HAART’s Achilles Heel: Why one-off adherence interventions are not enough

This article is more than 21 years old.

Maintaining adherence above 95% is a critical determinant of the effectiveness of Highly Active Antiretroviral Therapy (HAART), yet this is difficult for any patient to maintain during chronic therapy. Now a longitudinal study of 3,004 Spaniards who began a nelfinavir-containing regimen has demonstrated that even those who start off as excellent adherers may miss doses further down the line, and that this significantly affects outcomes measured a year later.

These new data were reported by the respected GEEMA study group, one of very few to have published randomised control trial evidence on interventions designed to support adherence to HIV therapy. Casado and colleagues prospectively reviewed patients beginning nelfinavir (both drug naïve and experienced) between December 1998 and January 2000. Virological suppression and adherence were evaluated during the first twelve months of treatment. Adherence was evaluated by a validated Simplified Medication Adherence Questionnaire (SMAQ) completed at 3, 6 and 12 months.

At baseline, median HIV viral load was 4.26 log and median CD4 was 267 cells. Seventy-eight per cent of the group were antiretroviral-experienced. Fifteen per cent were naïve to protease inhibitors, and thirty-five per cent had a prior AIDS diagnosis.

Glossary

naive

In HIV, an individual who is ‘treatment naive’ has never taken anti-HIV treatment before.

longitudinal study

A study in which information is collected on people over several weeks, months or years. People may be followed forward in time (a prospective study), or information may be collected on past events (a retrospective study).

virological suppression

Halting of the function or replication of a virus. In HIV, optimal viral suppression is measured as the reduction of viral load (HIV RNA) to undetectable levels and is the goal of antiretroviral therapy.

log

Short for logarithm, a scale of measurement often used when describing viral load. A one log change is a ten-fold change, such as from 100 to 10. A two-log change is a one hundred-fold change, such as from 1,000 to 10.

randomised controlled trial (RCT)

The most reliable type of clinical trial. In a trial comparing drug A with drug B, patients are split into two groups, with one group receiving drug A and the other drug B. After a number of weeks or months, the outcomes of each group are compared.

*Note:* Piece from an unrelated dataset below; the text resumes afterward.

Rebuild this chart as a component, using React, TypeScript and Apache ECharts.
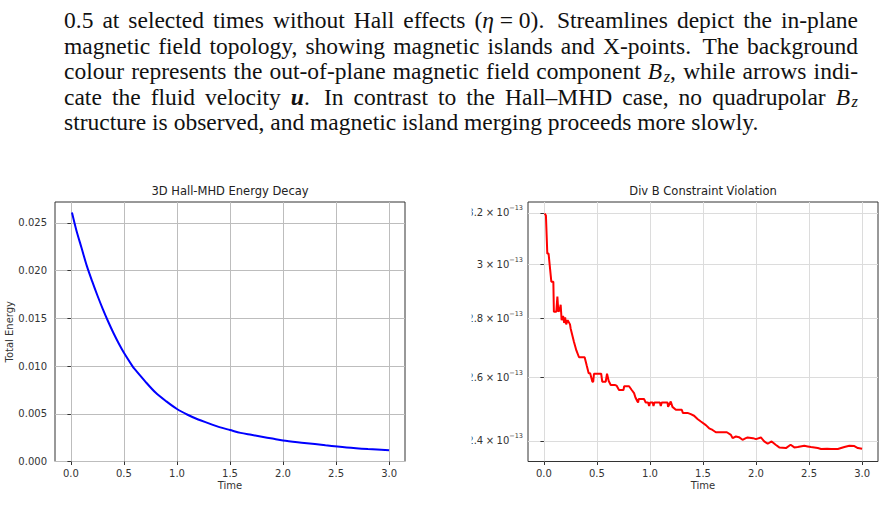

Three month adherence levels above 95% were associated with viral load suppression below 200 copies after twelve months. However, whilst 69% of the cohort reported adherence levels this high at month three, just 29% maintained this level throughout the twelve month follow-up period. Decreased adherence was significantly associated with viral load rebound; individuals whose adherence declined below 95% were four times more likely to experience rebound compared to those with greater than 95% adherence. Adherence was the main determinant of virological suppression, independent of baseline viral load or CD4.

As is clear from the general medical literature, these data demonstrate the need for adherence interventions to be part of routine clinical follow-up if they are to be effective.

References

Casado JL et al. Change in adherence level and outcome of HIV infection: the importance of the consistency of adherence to antiretroviral therapy. 42nd ICAAC, San Diego, September 27-30, 2002, abstract H-1707.